For Hieta, himself a 1988 College Park graduate, he was pleased to see his players get to complete a full season, not to mention win an NCS championship.
“I’ve known some of these kids since they were 9 years old,” he said. ”For them to have a regular season as their senior year was … it’s a relief, it’s exciting, it’s good for the boys. They need this.”
Amador Valley entered the playoffs off an impressive East Bay Athletic League championship run, winning that competitive league with a 16-2 record, two games ahead of both De La Salle and Granada-Livermore.

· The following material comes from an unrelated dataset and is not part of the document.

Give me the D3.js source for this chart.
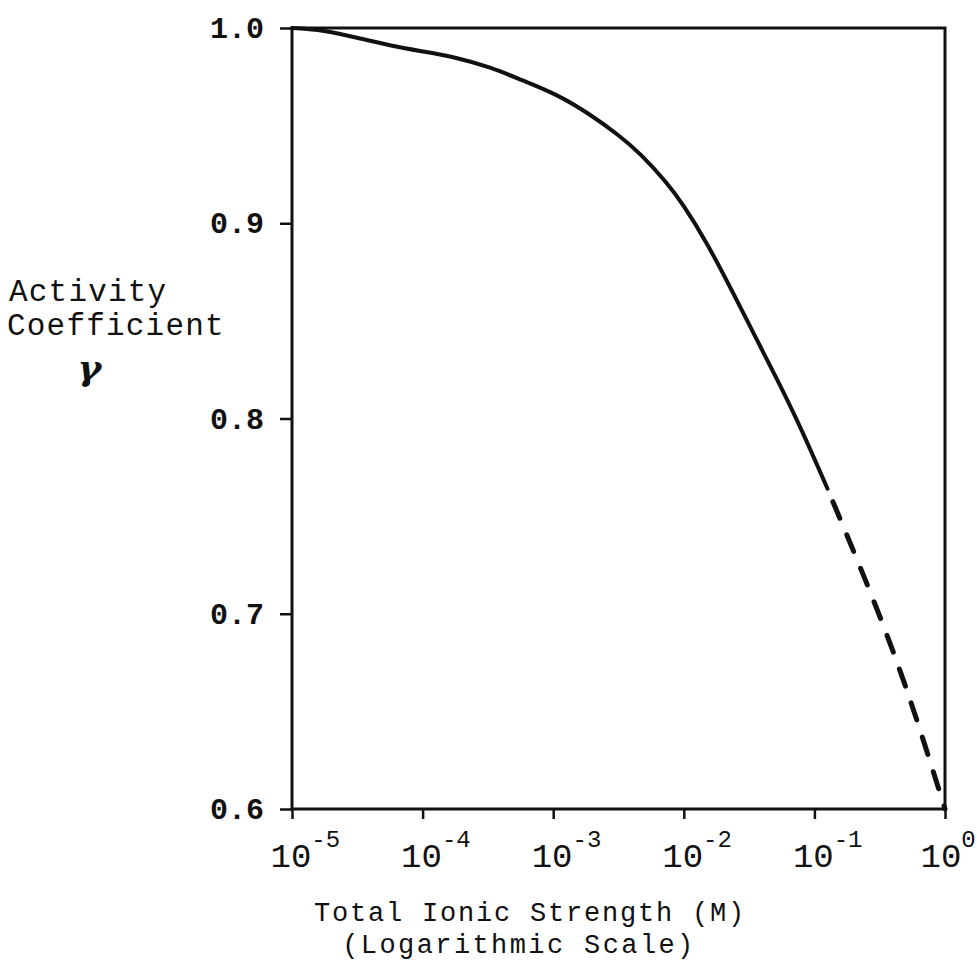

This spring, College Park didn’t even win its league title, dropping both Diablo Athletic League-Foothill matchups to Campolindo-Moraga. Considering Campolindo went on to sweep De La Salle-Concord to take the NCS Division II championship, the league’s cachet has surely shot up a notch.
“Once everyone’s up and everyone’s playing well, nothing can stop us,” Berardini said.